### SHORT EXERCISE
Output the material word for word. Leave each picture out.

BEGIN

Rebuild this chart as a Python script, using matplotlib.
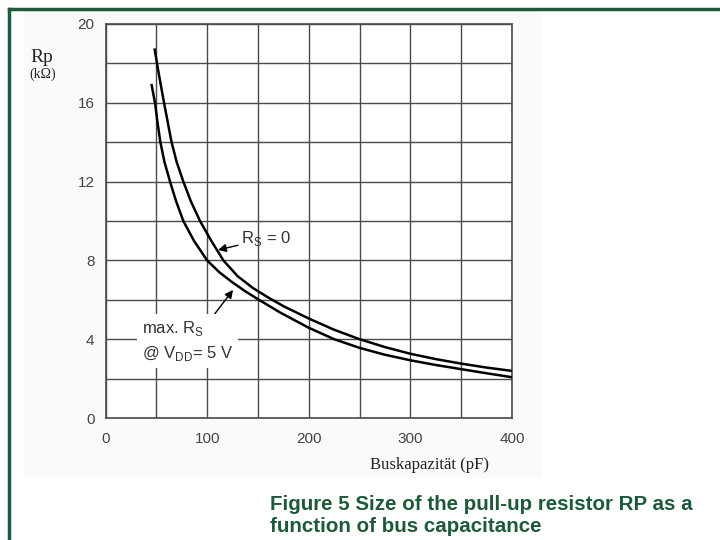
import matplotlib.pyplot as plt
from matplotlib.lines import Line2D
from matplotlib.patches import Rectangle

# Rs = 0 (upper curve)
cap_rs0 = [48.4, 52, 57.6, 65, 70, 76.6, 84, 93, 104, 116, 130, 145, 160, 175,
           200, 225, 250, 275, 300, 325, 350, 375, 400]
rp_rs0 = [18.7, 17.6, 16.0, 14.0, 13.0, 12.0, 11.0, 10.0, 9.0, 8.0, 7.2, 6.6, 6.12, 5.68,
          5.05, 4.48, 4.0, 3.6, 3.26, 2.99, 2.76, 2.56, 2.39]

# max. Rs @ VDD = 5 V (lower curve)
cap_rsmax = [45.4, 48.7, 51.2, 54, 58, 63.5, 69.5, 76.6, 87, 100, 112, 124, 137, 150, 172,
             200, 225, 250, 275, 300, 325, 350, 375, 400]
rp_rsmax = [16.9, 16.0, 15.0, 14.0, 13.0, 12.0, 11.0, 10.0, 9.0, 8.0, 7.4, 6.92, 6.45, 6.03, 5.35,
            4.58, 4.0, 3.56, 3.21, 2.93, 2.69, 2.48, 2.27, 2.07]

x_ticks = [0, 100, 200, 300, 400]
y_ticks = [0, 4, 8, 12, 16, 20]

green = "#1d5a3a"
grey = "#444444"
sans = "Liberation Sans"

fig = plt.figure(figsize=(7.2, 5.4), dpi=100)
fig.patch.set_facecolor("white")

# faint panel behind the chart and green frame
fig.patches.append(Rectangle((24 / 720, 1 - 477 / 540), (540 - 24) / 720, (477 - 11) / 540,
                             transform=fig.transFigure, color="#fafafa", zorder=-5))
fig.add_artist(Line2D([9 / 720, 1], [1 - 9 / 540, 1 - 9 / 540], transform=fig.transFigure,
                      color=green, lw=2.5))
fig.add_artist(Line2D([9 / 720, 9 / 720], [0, 1 - 9 / 540], transform=fig.transFigure,
                      color=green, lw=2.5))

ax = fig.add_axes([105.5 / 720, 1 - 418 / 540, 406.5 / 720, 394 / 540])
ax.set_zorder(2)
ax.set_facecolor("white")
ax.plot(cap_rs0, rp_rs0, color="black", lw=1.8, zorder=3)
ax.plot(cap_rsmax, rp_rsmax, color="black", lw=1.8, zorder=3)

ax.set_xlim(0, 400)
ax.set_ylim(0, 20)
ax.set_xticks(x_ticks)
ax.set_yticks(y_ticks)
ax.set_xticks(range(50, 400, 50), minor=True)
ax.set_yticks(range(2, 20, 2), minor=True)
ax.grid(True, which="both", color="#4a4a4a", lw=1.0)
ax.tick_params(which="both", length=0)
ax.tick_params(axis="x", pad=10, labelsize=11, labelcolor=grey)
ax.tick_params(axis="y", pad=8, labelsize=11, labelcolor=grey)
for lab in ax.get_xticklabels() + ax.get_yticklabels():
    lab.set_family(sans)
for s in ax.spines.values():
    s.set_color("#4a4a4a")
    s.set_linewidth(1.2)

# annotations
ax.annotate(r"R$_\mathregular{S}$ = 0", xy=(110.7, 8.53), xytext=(133, 9.1),
            fontsize=12, family=sans, color="#333333", va="center",
            arrowprops=dict(arrowstyle="-|>", color="black", lw=1.0, mutation_scale=12,
                            shrinkA=0, shrinkB=0))
ax.annotate("max. R$_\\mathregular{S}$\n@ V$_\\mathregular{DD}$= 5 V", xy=(125.5, 6.5),
            xytext=(36, 3.9), fontsize=12, family=sans, color="#333333", va="center",
            linespacing=1.4,
            bbox=dict(boxstyle="square,pad=0.3", fc="white", ec="none"),
            arrowprops=dict(arrowstyle="-|>", color="black", lw=1.0, mutation_scale=12,
                            shrinkA=0, shrinkB=0, relpos=(0.75, 1.0)))

# axis labels
fig.text(30 / 720, 1 - 58 / 540, "Rp", family="Liberation Serif", fontsize=14, color="#222222",
         va="center")
fig.text(29 / 720, 1 - 74 / 540, "(kΩ)", family="Liberation Serif", fontsize=10, color="#222222",
         va="center")
fig.text(430 / 720, 1 - 465 / 540, "Buskapazität (pF)", family="Liberation Serif", fontsize=12,
         color="#222222", ha="center", va="center")

fig.text(270 / 720, 1 - 515 / 540, "Figure 5 Size of the pull-up resistor RP as a\nfunction of bus capacitance",
         family=sans, fontsize=14.8, fontweight="bold", color=green, va="center",
         linespacing=1.2)

fig.savefig("out.png", dpi=100)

END

### EXERCISE RESULT
Rebuild this chart as a Python script, using matplotlib.
import matplotlib.pyplot as plt
from matplotlib.lines import Line2D
from matplotlib.patches import Rectangle

# Rs = 0 (upper curve)
cap_rs0 = [48.4, 52, 57.6, 65, 70, 76.6, 84, 93, 104, 116, 130, 145, 160, 175,
           200, 225, 250, 275, 300, 325, 350, 375, 400]
rp_rs0 = [18.7, 17.6, 16.0, 14.0, 13.0, 12.0, 11.0, 10.0, 9.0, 8.0, 7.2, 6.6, 6.12, 5.68,
          5.05, 4.48, 4.0, 3.6, 3.26, 2.99, 2.76, 2.56, 2.39]

# max. Rs @ VDD = 5 V (lower curve)
cap_rsmax = [45.4, 48.7, 51.2, 54, 58, 63.5, 69.5, 76.6, 87, 100, 112, 124, 137, 150, 172,
             200, 225, 250, 275, 300, 325, 350, 375, 400]
rp_rsmax = [16.9, 16.0, 15.0, 14.0, 13.0, 12.0, 11.0, 10.0, 9.0, 8.0, 7.4, 6.92, 6.45, 6.03, 5.35,
            4.58, 4.0, 3.56, 3.21, 2.93, 2.69, 2.48, 2.27, 2.07]

x_ticks = [0, 100, 200, 300, 400]
y_ticks = [0, 4, 8, 12, 16, 20]

green = "#1d5a3a"
grey = "#444444"
sans = "Liberation Sans"

fig = plt.figure(figsize=(7.2, 5.4), dpi=100)
fig.patch.set_facecolor("white")

# faint panel behind the chart and green frame
fig.patches.append(Rectangle((24 / 720, 1 - 477 / 540), (540 - 24) / 720, (477 - 11) / 540,
                             transform=fig.transFigure, color="#fafafa", zorder=-5))
fig.add_artist(Line2D([9 / 720, 1], [1 - 9 / 540, 1 - 9 / 540], transform=fig.transFigure,
                      color=green, lw=2.5))
fig.add_artist(Line2D([9 / 720, 9 / 720], [0, 1 - 9 / 540], transform=fig.transFigure,
                      color=green, lw=2.5))

ax = fig.add_axes([105.5 / 720, 1 - 418 / 540, 406.5 / 720, 394 / 540])
ax.set_zorder(2)
ax.set_facecolor("white")
ax.plot(cap_rs0, rp_rs0, color="black", lw=1.8, zorder=3)
ax.plot(cap_rsmax, rp_rsmax, color="black", lw=1.8, zorder=3)

ax.set_xlim(0, 400)
ax.set_ylim(0, 20)
ax.set_xticks(x_ticks)
ax.set_yticks(y_ticks)
ax.set_xticks(range(50, 400, 50), minor=True)
ax.set_yticks(range(2, 20, 2), minor=True)
ax.grid(True, which="both", color="#4a4a4a", lw=1.0)
ax.tick_params(which="both", length=0)
ax.tick_params(axis="x", pad=10, labelsize=11, labelcolor=grey)
ax.tick_params(axis="y", pad=8, labelsize=11, labelcolor=grey)
for lab in ax.get_xticklabels() + ax.get_yticklabels():
    lab.set_family(sans)
for s in ax.spines.values():
    s.set_color("#4a4a4a")
    s.set_linewidth(1.2)

# annotations
ax.annotate(r"R$_\mathregular{S}$ = 0", xy=(110.7, 8.53), xytext=(133, 9.1),
            fontsize=12, family=sans, color="#333333", va="center",
            arrowprops=dict(arrowstyle="-|>", color="black", lw=1.0, mutation_scale=12,
                            shrinkA=0, shrinkB=0))
ax.annotate("max. R$_\\mathregular{S}$\n@ V$_\\mathregular{DD}$= 5 V", xy=(125.5, 6.5),
            xytext=(36, 3.9), fontsize=12, family=sans, color="#333333", va="center",
            linespacing=1.4,
            bbox=dict(boxstyle="square,pad=0.3", fc="white", ec="none"),
            arrowprops=dict(arrowstyle="-|>", color="black", lw=1.0, mutation_scale=12,
                            shrinkA=0, shrinkB=0, relpos=(0.75, 1.0)))

# axis labels
fig.text(30 / 720, 1 - 58 / 540, "Rp", family="Liberation Serif", fontsize=14, color="#222222",
         va="center")
fig.text(29 / 720, 1 - 74 / 540, "(kΩ)", family="Liberation Serif", fontsize=10, color="#222222",
         va="center")
fig.text(430 / 720, 1 - 465 / 540, "Buskapazität (pF)", family="Liberation Serif", fontsize=12,
         color="#222222", ha="center", va="center")

fig.text(270 / 720, 1 - 515 / 540, "Figure 5 Size of the pull-up resistor RP as a\nfunction of bus capacitance",
         family=sans, fontsize=14.8, fontweight="bold", color=green, va="center",
         linespacing=1.2)

fig.savefig("out.png", dpi=100)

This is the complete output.